The current six-month Continuing Resolution expires on March 27, so there is a need to move this legislation quickly, get it over to the Senate, and ultimately on to the White House. As you know, the White House has indicated it does not want a government shutdown, and neither do we. Consequently, Mr. Chairman, I would request an appropriate rule to bring this bill to the floor.
This bill continues current funding levels as set by the Budget Control Act. However, sequestration is now in effect, and the levels in this bill are subject to those reductions. Therefore, the effective funding level in this bill is approximately $984 billion, as required by the President’s sequestration order.
H.R. 933 has 3 main parts. To protect our national security and ensure that our troops and veterans receive quality care, this package provides full-year Appropriations for Defense, and Military Construction and Veterans Affairs. These bills were fully negotiated on a bipartisan and bicameral basis last December, and will provide DoD with some leeway to do the best it can with the funding it has. And, of course, Continuing Appropriations funding is included for the remainder of the federal government.
Without this bill, the Pentagon could face serious funding shortfalls that, when combined with sequestration, would have serious and potentially harmful repercussions on our national security. In fact, all of the Joint Chiefs of Staff of our nation’s military have expressed strong, public support for this CR package. This bill makes critical investments in our national security, protecting core functions – such as operations – to help ensure the continued readiness of our military.

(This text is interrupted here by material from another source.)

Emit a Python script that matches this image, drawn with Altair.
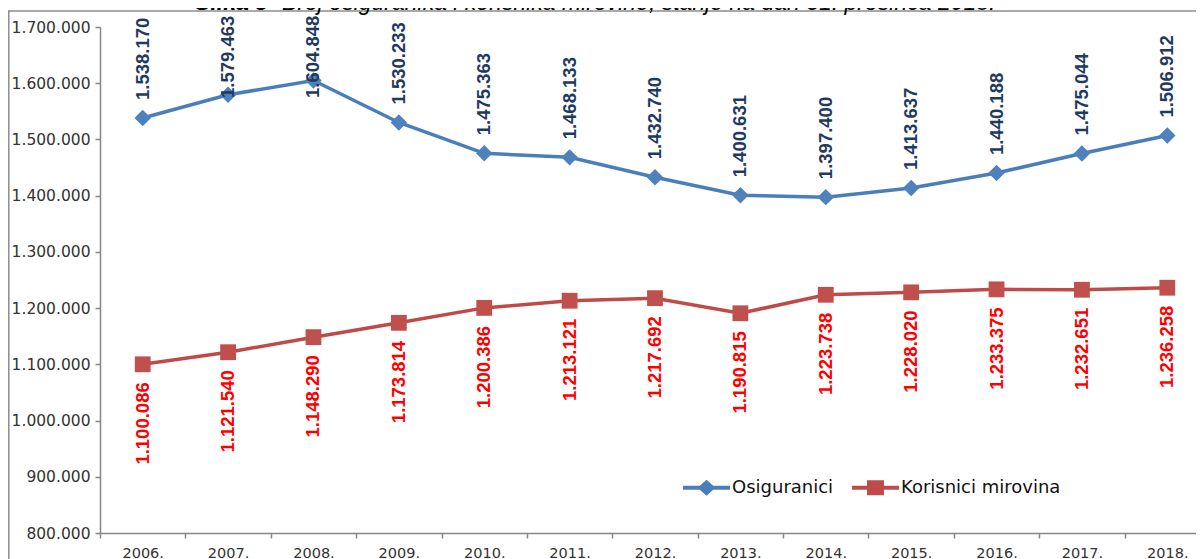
import altair as alt
import pandas as pd

# ---- data ----
years = ["2006.", "2007.", "2008.", "2009.", "2010.", "2011.", "2012.",
         "2013.", "2014.", "2015.", "2016.", "2017.", "2018."]
osiguranici = [1538170, 1579463, 1604848, 1530233, 1475363, 1468133, 1432740,
               1400631, 1397400, 1413637, 1440188, 1475044, 1506912]
korisnici = [1100086, 1121540, 1148290, 1173814, 1200386, 1213121, 1217692,
             1190815, 1223738, 1228020, 1233375, 1232651, 1236258]
series = ["Osiguranici", "Korisnici mirovina"]
y_ticks = [800000, 900000, 1000000, 1100000, 1200000, 1300000, 1400000,
           1500000, 1600000, 1700000]
title_bold = "Slika 5"
title_rest = " - Broj osiguranika i korisnika mirovine, stanje na dan 31. prosinca 2018."

BLUE = "#4A7EBB"
RED = "#BE4B48"
BLUE_MARK = "#4F81BD"
RED_MARK = "#C0504D"
LABEL_BLUE = "#1F3A60"
LABEL_RED = "#FF0000"
AXIS_GRAY = "#868686"
TXT = "#333333"


def fmt(v):
    return f"{v:,}".replace(",", ".")


rows = []
for i, y in enumerate(years):
    rows.append({"godina": y, "serija": series[0], "vrijednost": osiguranici[i],
                 "oznaka": fmt(osiguranici[i])})
for i, y in enumerate(years):
    rows.append({"godina": y, "serija": series[1], "vrijednost": korisnici[i],
                 "oznaka": fmt(korisnici[i])})
df = pd.DataFrame(rows)

x_enc = alt.X(
    "godina:N", sort=years,
    scale=alt.Scale(type="band", paddingInner=0, paddingOuter=0, range=[0, 1110]),
    axis=alt.Axis(title=None, labelAngle=0, tickBand="extent",
                  domainColor=AXIS_GRAY, domainWidth=1.5, tickColor=AXIS_GRAY,
                  tickWidth=1.5, tickSize=5, labelPadding=8,
                  labelFont="DejaVu Sans", labelFontSize=14.5, labelColor=TXT,
                  grid=False),
)
y_scale = alt.Scale(domain=[800000, 1700000], nice=False, zero=False)
y_enc = alt.Y(
    "vrijednost:Q", scale=y_scale,
    axis=alt.Axis(title=None, values=y_ticks, grid=False,
                  labelExpr="replace(format(datum.value, ',d'), /,/g, '.')",
                  domainColor=AXIS_GRAY, domainWidth=1.5, tickColor=AXIS_GRAY,
                  tickWidth=1.5, tickSize=5, labelPadding=5,
                  labelFont="DejaVu Sans", labelFontSize=15.5, labelColor=TXT),
)
color_scale = alt.Scale(domain=series, range=[BLUE, RED])

# legend symbols: a short line with the series marker on it
DIAMOND = "M-1,-0.08L1,-0.08L1,0.08L-1,0.08ZM0,-0.34L0.38,0L0,0.34L-0.38,0Z"
SQUARE = "M-1,-0.08L1,-0.08L1,0.08L-1,0.08ZM-0.36,-0.32L0.36,-0.32L0.36,0.32L-0.36,0.32Z"

legend = alt.Legend(
    title=None, orient="none", legendX=583, legendY=437, direction="horizontal",
    labelFont="DejaVu Sans", labelFontSize=18, labelColor="#111111",
    symbolSize=2209, symbolStrokeWidth=0, labelOffset=2, columnPadding=18,
    padding=0, symbolOpacity=1,
)

base = alt.Chart(df)

lines = base.mark_line(strokeWidth=3.5).encode(
    x=x_enc, y=y_enc,
    color=alt.Color("serija:N", scale=color_scale, legend=legend),
    detail="serija:N",
)

# tiny points carrying the legend's symbol shapes (hidden under the markers)
legend_points = base.mark_point(filled=True, size=9, opacity=1).encode(
    x=x_enc, y=y_enc,
    color=alt.Color("serija:N", scale=color_scale, legend=legend),
    shape=alt.Shape("serija:N", scale=alt.Scale(domain=series, range=[DIAMOND, SQUARE]),
                    legend=legend),
)

blue_points = base.transform_filter(alt.datum.serija == series[0]).mark_point(
    filled=True, size=270, opacity=1, shape="diamond", color=BLUE_MARK
).encode(x=x_enc, y=y_enc)

red_points = base.transform_filter(alt.datum.serija == series[1]).mark_point(
    filled=True, size=250, opacity=1, shape="square", color=RED_MARK
).encode(x=x_enc, y=y_enc)

label_font = "Liberation Sans"

blue_labels = base.transform_filter(
    alt.datum.serija == series[0]
).transform_calculate(
    polozaj="min(datum.vrijednost, 1541700)"
).mark_text(
    angle=270, align="left", baseline="middle", dx=18,
    font=label_font, fontSize=18.5, fontWeight="bold", color=LABEL_BLUE,
).encode(
    x=x_enc, y=alt.Y("polozaj:Q", scale=y_scale), text="oznaka:N",
)

red_labels = base.transform_filter(
    alt.datum.serija == series[1]
).mark_text(
    angle=270, align="right", baseline="middle", dx=-18,
    font=label_font, fontSize=18.5, fontWeight="bold", color=LABEL_RED,
).encode(
    x=x_enc, y=y_enc, text="oznaka:N",
)

one = pd.DataFrame({"k": [0]})
frame_top = alt.Chart(one).mark_rule(color="#8C8C8C", strokeWidth=1.5).encode(
    x=alt.value(-92), x2=alt.value(1200), y=alt.value(-16))
frame_left = alt.Chart(one).mark_rule(color="#8C8C8C", strokeWidth=1.5).encode(
    x=alt.value(-91.2), y=alt.value(-16), y2=alt.value(540))

title1 = alt.Chart(one).mark_text(
    align="right", baseline="alphabetic", font="Liberation Sans", fontSize=23,
    fontStyle="italic", fontWeight="bold", color="#000000",
).encode(x=alt.value(168), y=alt.value(-17.5), text=alt.value(title_bold))
title2 = alt.Chart(one).mark_text(
    align="left", baseline="alphabetic", font="Liberation Sans", fontSize=23,
    fontStyle="italic", color="#000000",
).encode(x=alt.value(168), y=alt.value(-17.5), text=alt.value(title_rest))

chart = alt.layer(
    frame_top, frame_left, title1, title2, lines, legend_points,
    blue_points, red_points, blue_labels, red_labels
).properties(
    width=1096, height=506,
    autosize=alt.AutoSizeParams(type="none"),
    padding={"left": 92, "top": 19, "right": 0, "bottom": 26},
).configure_view(stroke=None)

chart.save("out.html", embed_options={"renderer": "svg", "actions": False})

For Veterans Affairs, the bill provides about a $2.5 billion increase, to make sure we continue to do our best to take care of our veterans. What we’re doing with this legislation is right-sizing our military and veterans spending, to ensure funding goes to where it is best and most effectively used.
In addition, we made specific, technical changes only where absolutely necessary to prevent catastrophic, irreversible changes to programs, and to ensure good shepherding of taxpayer dollars. For instance, we have allowed additional funding for embassy security in light of the Benghazi attacks, offset by reduction in other spending, and have worked to ensure that critical law enforcement functions – including border patrol and FBI – are continued. We’ve also extended the federal pay freeze – which, as you know, also effectively freezes the pay of you, me, and every Member of Congress.
In addition, I’ve submitted a very technical amendment that I would ask the Committee to include in the rule. The amendment simply adds the required appropriating clause to division B of the bill.
It is abundantly clear that this nation is facing some very hard choices when it comes to how to deal with our finances. It’s up to Congress to pave the way for our financial future. But right now, this bill is absolutely necessary. We must show our people that we can do what is best for our nation – keeping the government’s lights on, funding essential federal programs and services, and helping maintain our national security.